Public-sector employment accounts for half of all jobs in the country, so these cuts would be another devastating blow to Iraqis struggling to survive. So why would a government that is desperately trying to gain legitimacy carry out such a deeply unpopular move? According to the Los Angeles Times, "Iraq is obligated to reduce public spending under a debt-reduction scheme sponsored by the International Monetary Fund."

None of this stopped Secretary of State Condoleezza Rice from declaring in late May that Iraq's insurgency had reached "a kind of peak." But even the administration's boosters can't ignore the implications of recent developments.

"The reality is we have discovered, despite all our propaganda, that we are facing a very tough, resilient and smart adversary," said Daniel Goure, a defense analyst at the Lexington Institute. "I think we are in there at least for the next five years in significant numbers." And Goure's five-year prediction is if things go well.

But there are further problems ahead for the U.S. Iraq's January elections were supposed to empower a 55-member parliamentary commission to draw up a new constitution by August 15, which must be voted on by October 15, prior to new parliamentary elections on December 15.

With only 11 weeks to go before the draft should be completed, the U.S. is rushing the representatives of the various political parties, ethnic groups and religious sects to reach an agreement.

Missing the deadline for a new constitution would force the U.S. to begin the entire process over again. But rushing through an agreement could backfire--especially considering the controversial issues that must be decided, including whether Iraq's legal system will be secular, sharia-based or a hybrid system; how to guarantee rights for the minority Sunnis and Kurds in a Shiite-dominated system; the territorial status of the disputed city of Kirkuk; the sharing of natural resources; and many others.

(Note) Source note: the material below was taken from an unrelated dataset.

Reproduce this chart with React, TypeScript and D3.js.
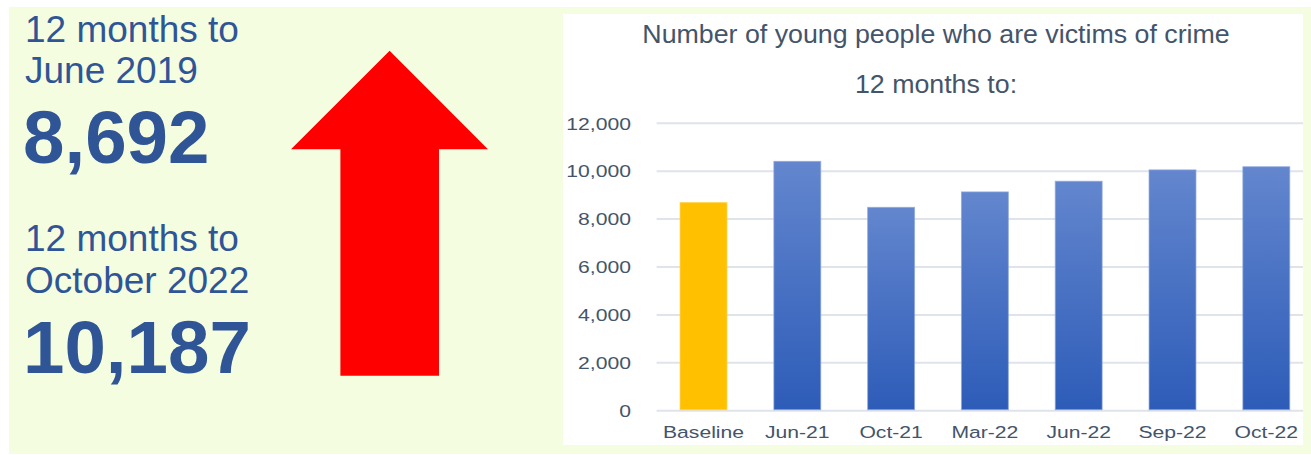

In contrast to Rice's rosy predictions, "in the more somber assessment of others in the administration, the U.S. has long lost its grip on Iraq's political process," wrote the Financial Times. "'We are losing control,' said one veteran Arabist in the administration who requested anonymity."

Every day the U.S. remains the occupier only plunges more Iraqis into misery and strengthens the forces of resistance. The U.S. should get out now--and let Iraqis determine their own future.

Foreign workers strike at a U.S. camp

FOREIGN WORKERS at a U.S. military camp in Iraq went on strike against rotten working conditions at the end of May, according to press reports.

The workers are from the Philippines and are based at Camp Cooke, north of Baghdad. They work for a sub-contractor for the U.S. company Kellogg, Brown and Root (KBR), a subsidiary of the politically connected Halliburton with millions of dollars in contracts with the Pentagon to run non-combat operations.

KBR employs numerous foreign workers in its Iraq operations. An estimated 6,000 come from the Philippines alone.

According to news reports, the strike started over delayed wage payments, inadequate food and poor accommodations. Workers returned to the job after officials of the Philippines embassy negotiated on their behalf.

"This shows the disdainful attitude of U.S. companies towards overseas Filipino workers, who already are among the lowest-paid expatriate workers in Iraq," Connie Bragas-Regalado, head of a migrant workers' group in the Philippines, told the Sun Star newspaper in Manila. "[T]hese U.S. companies routinely violate workers contracts and are very exploitative in nature."